Not automatically — but look at the trend, not just the number. If Class 6 came easily and Class 7 required noticeably more effort for similar marks, that is a signal worth paying attention to. Holding marks steady while the subject gets harder means your child is working harder just to stay in the same place. That gap between effort and output tends to widen in Class 8 if the foundations aren't addressed.

Q: Is Class 7 Maths really that much harder than Class 6?

Yes — and it's not subjective. The CBSE Class 7 Maths syllabus introduces abstract thinking that Class 6 does not. Algebra, integers, geometric reasoning — these require a different kind of mental engagement than the arithmetic and basic geometry of Class 6. Many children who were confident in Maths through Class 6 encounter real difficulty for the first time in Class 7, and the surprise of it can shake their confidence more than the content itself.

Q: My child says their Class 7 teacher is good. Could the problem still be a teaching gap?

Absolutely. A teacher can be excellent and still unable to give your child the individual attention they need at the exact moment they need it. Forty students in a classroom means each child gets roughly ninety seconds of individual teacher focus in a forty-minute period. That is not enough for a child to work through confusion about integers or algebraic expressions in real time. The teacher's quality and your child's need for more attention are not contradictions.

Q: At what point in Class 7 should I act if I'm concerned?

The first unit test. Not the half-yearly. Not the annual. The unit test that happens in July or August — the first real measure of how your child is handling the Class 7 syllabus — is the best early signal you have. If the marks or the pattern of mistakes concerns you, that is the moment to act. Waiting costs months that cannot be recovered.

Q: My child is in Class 7 and hates studying now, when they used to enjoy school. Is this just a phase?

It might be. But it is worth asking whether something specific changed when the new school year started. A sudden drop in enthusiasm for a child who previously enjoyed learning very often has a concrete cause — a subject that became confusing, a teacher they can't follow, a social dynamic in the classroom.
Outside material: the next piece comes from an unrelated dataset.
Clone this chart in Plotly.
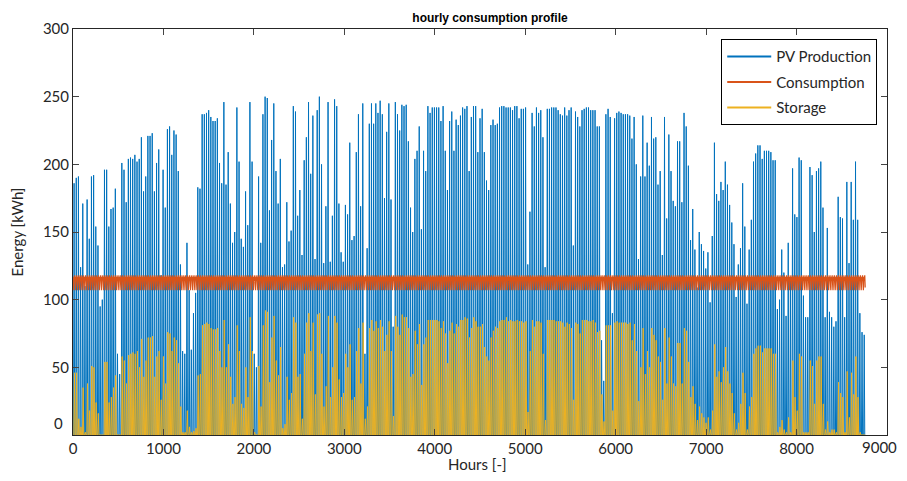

Children who feel they are falling behind tend to disengage before they say anything. The disengagement is usually the first sign, not the last.

Q: Should I get a tutor for all subjects or just focus on one?

Start with the subject where the gap is clearest — almost always Maths or Science at the Class 7 level. Address that first, rebuild the confidence that comes with understanding something properly, and then assess the other subjects. Spreading attention too thin across everything at once rarely helps any single subject enough to make a real difference.

The Bottom Line

Class 7 is not a year to coast through and pick up in Class 9. It is the year the CBSE syllabus makes its most significant jump in difficulty — and the year most children do so without anyone telling them it's coming.

The children who come out of Class 7 with strong foundations are not necessarily the most naturally gifted. They are the ones whose parents paid attention a little earlier than felt strictly necessary.

If something feels slightly off this year — the marks, the attitude toward studying, the effort that doesn't seem to match the result — trust that feeling. It is usually right. And the earlier it is looked at, the simpler the fix.